If you started the rally, that led to the miracle comeback, then yes, you started something great. Everyone behind you, avoiding the final out, perpetuates it.
Then in retrospect, your homer that made it 12-2 must have rattled the opposition, got their pitcher out of the game, begun a series of unlikely events leading to a 12-run 9th inning. Maybe the winning run is just a bases-loaded walk, with no particular hero.
Basketball uses the same math.
If you're down 20 at the half, your coach might say you just need to get it to single digits going into the 4th. Then you're 'back in the game'. Overcoming great odds for the next 24 minutes, every play might be 'clutch'.
If anyone actually involved with the game should believe this --
"... 1-3 games ... aren't really "crucial" at all -- you're basically going to lose the series anyway, no matter whether you win or lose the game..."
-- then we'd have been deprived of some mighty dramatic sequences in the history of the sport.
The year after Boston's comeback from 1-3 vs Philly (1981), the same thing almost happened next year: Sixers up 3-1, they dropped the next 2. In game 7, at Philly, many fans assumed they'd repeat the previous year's collapse; there were actually empty seats, and this was a game with about 4 Hall of Famers per team.
Assumptions are crazy. One game is one game.
June 10th, 2010 at 7:53 am
I love this stuff! Haven't really thought it through yet so I'm just spitballing some ideas about equal vs unequal importance of games:
Is this an argument between marginally equal importance of games versus conditionally unequal importance (given results of preceding games)?
Are there scenarios where these two concepts are both true and scenarios where they aren't?
If two teams are exactly evenly matched is home-court advantage the only driver of the unequal importance of games?
If we get to a Game 7 tied 3-3 are each of the first 6 games now viewed as equally important regardless of whether the series started 3-0 or whether it was 2-2 after 4? Is Game 7 now the only game that is important?
If Stern ruled that the two teams had to play all 7 games regardless of when the series was won, would we agree that all games after one team wins 4 are meaningless/without importance?
Does the fact that games are played in sequence rather than simultaneously create unequal importance due to the potential to eliminate the existence of (important) games later in the series?
If in Stern-world II all 7 Games were "played" simultaneously rather than played sequentially would we all agree that each game's outcome is equally important?

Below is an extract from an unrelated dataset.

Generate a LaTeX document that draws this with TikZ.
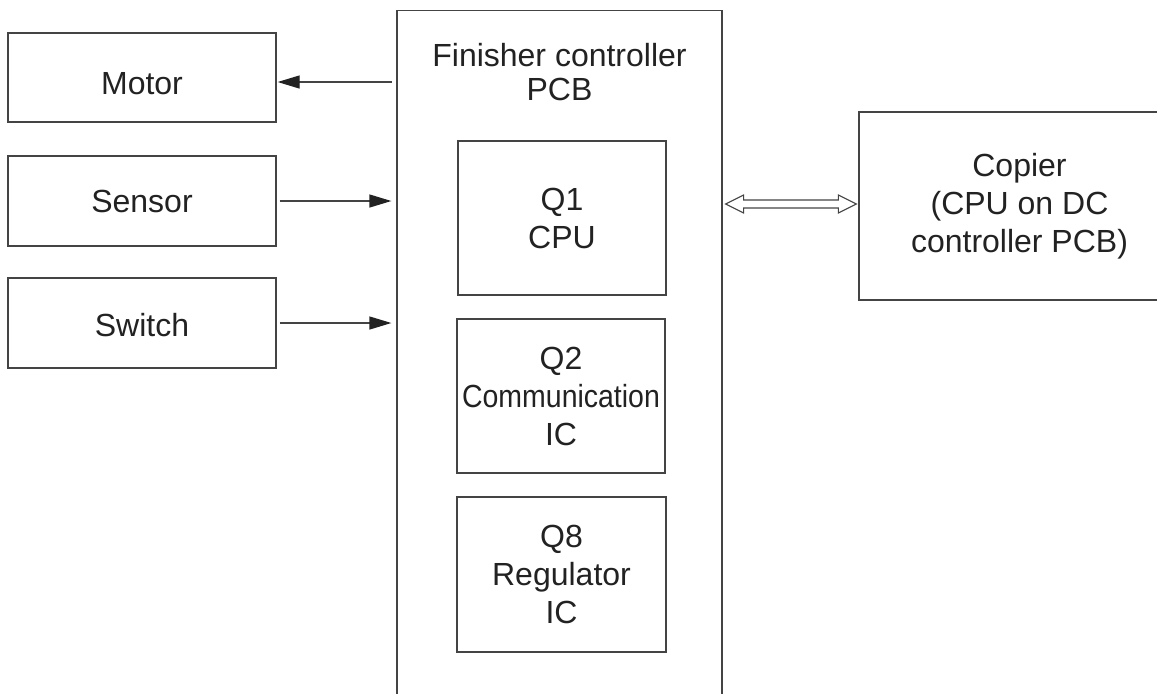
\documentclass[tikz,border=0pt]{standalone}
\usepackage{fontspec}
\setsansfont{Liberation Sans}
\usetikzlibrary{
  arrows.meta,
  calc,
  positioning}
\definecolor{edge}{HTML}{444444}
\definecolor{ink}{HTML}{222222}
\tikzset{
  module/.style={%
    draw=edge, line width=0.65pt,
    fill=white,
    align=center,
    text=ink,
    inner sep=0pt,
    font=\sffamily\fontsize{16}{19}\selectfont
  },
  arrowL/.style={%
    {Triangle[length=11pt,width=6.5pt,color=ink]}-
  },
  arrowR/.style={%
    -{Triangle[length=11pt,width=6.5pt,color=ink]}
  }%
}

\begin{document}
\begin{tikzpicture}[x=0.5pt,y=-0.5pt,draw=edge,line width=0.65pt]
\useasboundingbox (0,0) rectangle (1157,693);
% The PCB and copier boxes run off the page, so clip at its border.
\clip (0,0) rectangle (1157,693);

% Finisher controller board, open towards the bottom of the page.
\node[module, minimum width=162.5pt, minimum height=360pt, anchor=north]
  (pcb) at (559.5,10) {};
\node[module, draw=none, fill=none, font=\sffamily\fontsize{16}{17}\selectfont]
  (pcbTitle) at (559.5,72) {Finisher controller\\PCB};

% Parts on the board.
\node[module, minimum width=104pt, minimum height=77pt] (Q1) at (562,218)
  {Q1\\CPU};
\node[module, minimum width=104pt, minimum height=77pt] (Q2) at (561,396)
  {Q2\\\scalebox{0.89}[1]{Communication}\\IC};
\node[module, minimum width=104.5pt, minimum height=77.5pt] (Q8) at (561.5,574.5)
  {Q8\\Regulator\\IC};

% Loads and inputs on the left.
\node[module, minimum width=134pt, minimum height=44.5pt,
  text height=17pt, text depth=0pt] (Motor) at (142,77.5) {Motor};
\node[module, minimum width=134pt, minimum height=45pt] (Sensor) at (142,201)
  {Sensor};
\node[module, minimum width=134pt, minimum height=45pt,
  text height=13.5pt, text depth=0pt] (Switch) at (142,323) {Switch};

% Copier on the right.
\node[module, minimum width=160.5pt, minimum height=94pt] (Copier) at (1019.5,206)
  {Copier\\(CPU on DC\\controller PCB)};

\draw[arrowL, shorten <=0.5pt, shorten >=2pt]
  ([yshift=-2.25pt]Motor.east) -- ([yshift=-2.25pt]Motor.east -| pcb.west);
\draw[arrowR, shorten <=1.5pt, shorten >=2.5pt]
  (Sensor.east) -- (Sensor.east -| pcb.west);
\draw[arrowR, shorten <=1.5pt, shorten >=2.5pt]
  (Switch.east) -- (Switch.east -| pcb.west);

% Hollow two-way arrow between the board and the copier.
\coordinate (busL) at ([xshift=1.5pt,yshift=1pt]pcb.east |- Copier.west);
\coordinate (busR) at ([xshift=-1pt,yshift=1pt]Copier.west);
\draw[line width=0.55pt, line join=miter] (busL) -- ($(busL)+(18,-9)$) -- ($(busL)+(18,-4)$)
  -- ($(busR)+(-18,-4)$) -- ($(busR)+(-18,-9)$) -- (busR)
  -- ($(busR)+(-18,9)$) -- ($(busR)+(-18,4)$)
  -- ($(busL)+(18,4)$) -- ($(busL)+(18,9)$) -- cycle;

\end{tikzpicture}
\end{document}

If we simultaneously "play" all 7 games and then randomly sample the game-by-game results (without replacement) until we have a series result does the importance of each game change because of the order that they were sampled?
If we integrate/simulate over all possible samples/drawings are the games now viewed as equally important again?
June 10th, 2010 at 9:41 am
"If we simultaneously "play" all 7 games and then randomly sample the game-by-game results (without replacement) until we have a series result does the importance of each game change because of the order that they were sampled?"
Good question. The closest we have in the real world, perhaps, is the series that stands 3-0 . Each game thereafter either prolongs the series or ends it.
In either scenario (relying on simulation for Themojojedi's proposal) I cannot fathom an argument that any remaining game has more importance than another. Nor does it make a bit of sense that a team down 3-2 has no chance, simply because they were once down 3-0.
June 10th, 2010 at 10:43 am
If a guy is 1-5 from the FT line, he's shooting .200 .
Another guy is 4-5, shooting .800
If the .200 shooter makes one, his FT% rises to .333 : an increase of .133
The .800 shooter making one rises to .833 -- up .033
Was the first one 4 times as important or crucial?
June 10th, 2010 at 4:51 pm
The argument that we need to try to "understand" the media's flawed perception, and overreaction, of players is ridiculous. We need to promote logic not contort our views to support some hack writer or sports analyst.
Each playoff game is equally important, I'm with Mike G on this one.
June 10th, 2010 at 7:35 pm
It's not an issue of understanding the media's perception, it's trying to better clarify it. Each playoff victory has the same value. But each playoff game does not contribute the same amount to the relative likelihood of a series victory. When a team is down 0-2 and returns home, a loss in that game is much more damaging than if the series is tied 2-2.
This isn't saying the players should just -give up- when down 0-3 or 1-3. It's saying that when a team is down 0-3 and wins game 4, they're still not very likely to win the series. Because of that, a high-level performance when a team is down 0-3 is not as 'important' as a high-level performance when a team is down 2-3.
A team can win the 1st game and still lose the series, right? But a team that wins a game 7 must win the series, correct? So game 7 is more 'crucial' than game 1 - can we accept this premise? What the data above suggests is that, in addition to that concept, there's a scale for ALL the other games which affects the likelihood of a team's winning a series.
June 10th, 2010 at 11:36 pm
What about the Magic Series this year? If they had split one of those "less" important games 1 or 2, that changes everything. Dwight Howard could have performed at the exact same level and taken his team to a 3-3 tie heading back to Orlando. Slight favorites instead of fishing.
I'm only discussing individual legacy, it shouldn't be taken into consideration. That's a team stat based on favorable situations outside of skill.
June 13th, 2010 at 2:23 pm
So who has the best game 7 stats in playoff history? (All rounds.)
May 23rd, 2011 at 6:39 pm
this is great!
Any compiled data on how close these mathematical/theoretical calculations come to predicting the actual results over time?
The human factor (motivated/de-motivated by the series status) might account for some variations from these predicted results.